Constatons de suite combien cette théorie ressemble à celle d’une certaine clique bien connue.

Cependant, l'organisateur en chef se trompait dans son expectative. Car il parait que plusieurs des assistants, révoltés de tant d’égoïsme et d’un cynisme si dégoûtant, se retirèrent en protestant que jamais ils ne se lieraient à servir dans une aussi monstrueuse organisation.

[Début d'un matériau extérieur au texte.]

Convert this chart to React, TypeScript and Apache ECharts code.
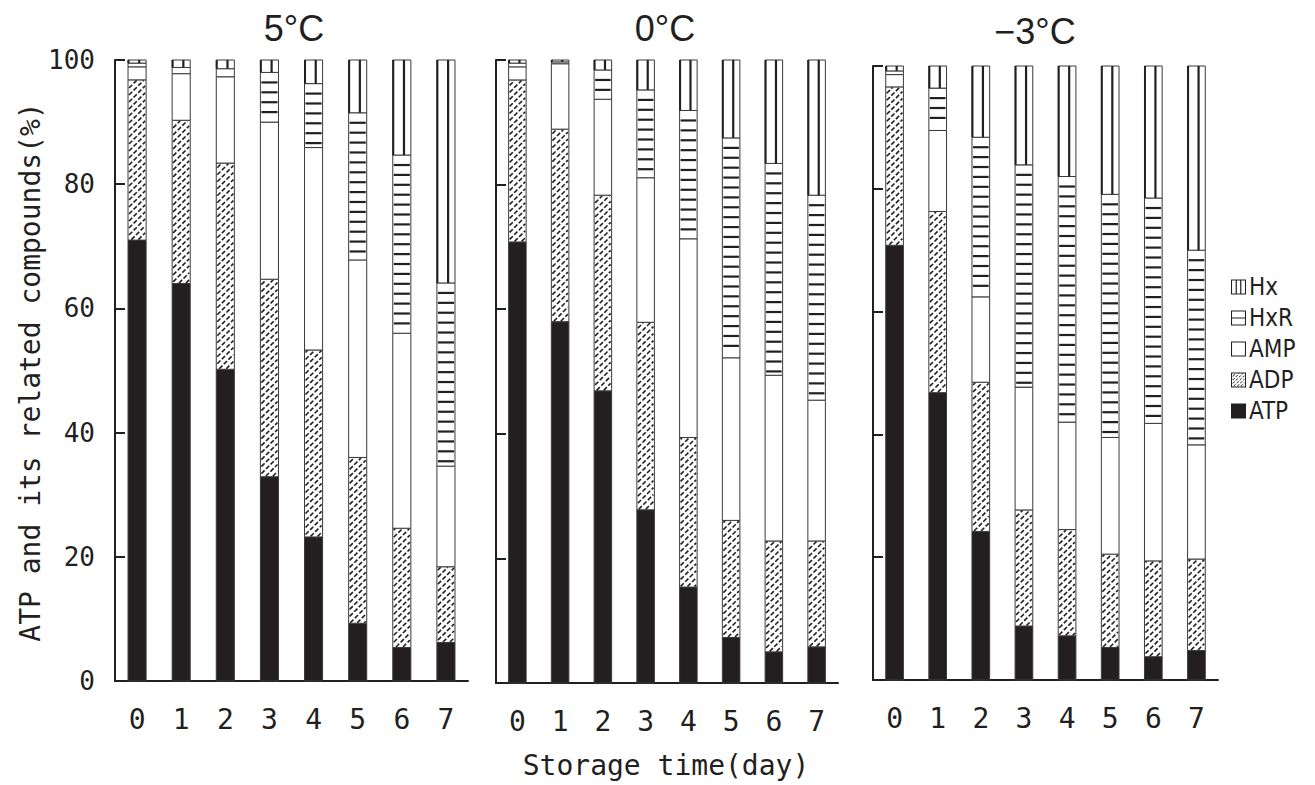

Nous avons sous les yeux les noms de quelques-uns de ceux qui se retirèrent, aussi bien que de plusieurs de ceux qui continuèrent l’organisation, et, chose étrange ! cette division d’il y a vingt ans coïncide assez avec celle qui se manifesta plus tard entre les conservateurs ultramontains et les conservateurs libéraux-catholiques.

L’organisation Labelle a vu bien des démembrements, traversé bien des crises, subi bien des vicissitudes ; mais toujours elle a surnagé.

L’idée même à laquelle elle doit sa naissance a survécu. Toujours, sous une forme ou sous une autre, un nombre plus ou moins grand d’affiliés en a poursuivi la réalisation. Elle s’est chamaillée, divisée, bifurquée même. Il a fallu quelquefois se disputer le magot. Mais à travers toutes ces phases, un œil exercé a toujours pu la reconnaître. Toujours, le principe fondamental : s’associer en dehors et indépendamment de l’organisation conservatrice pour travailler en commun, au moyen du lien social, au bénéfice personnel des co-associés, à leur triomphe politique personnel ; monopoliser les forces, l’influence, le patronage du parti et les faire servir exclusivement autant que possible au bénéfice des initiés ; toujours, dis-je, ce principe a survécu et dominé…

Toujours le même drapeau a couvert la même marchandise !

De 1862 à 1872, le chef politique de ces messieurs, leur modèle, celui qui, pour eux, était par excellence le type de l’homme d’État, l’exemple à suivre dans la politique, c’était… M. Cauchon !

On se rappelle quelle cour assidue MM. Chapleau et Gérin surtout faisaient alors à l’illustre spéculateur de l’Asile de Beauport.

Par contre, ils nourrissaient une haine féroce contre M. Langevin, fortement accusé par eux de cléricalisme.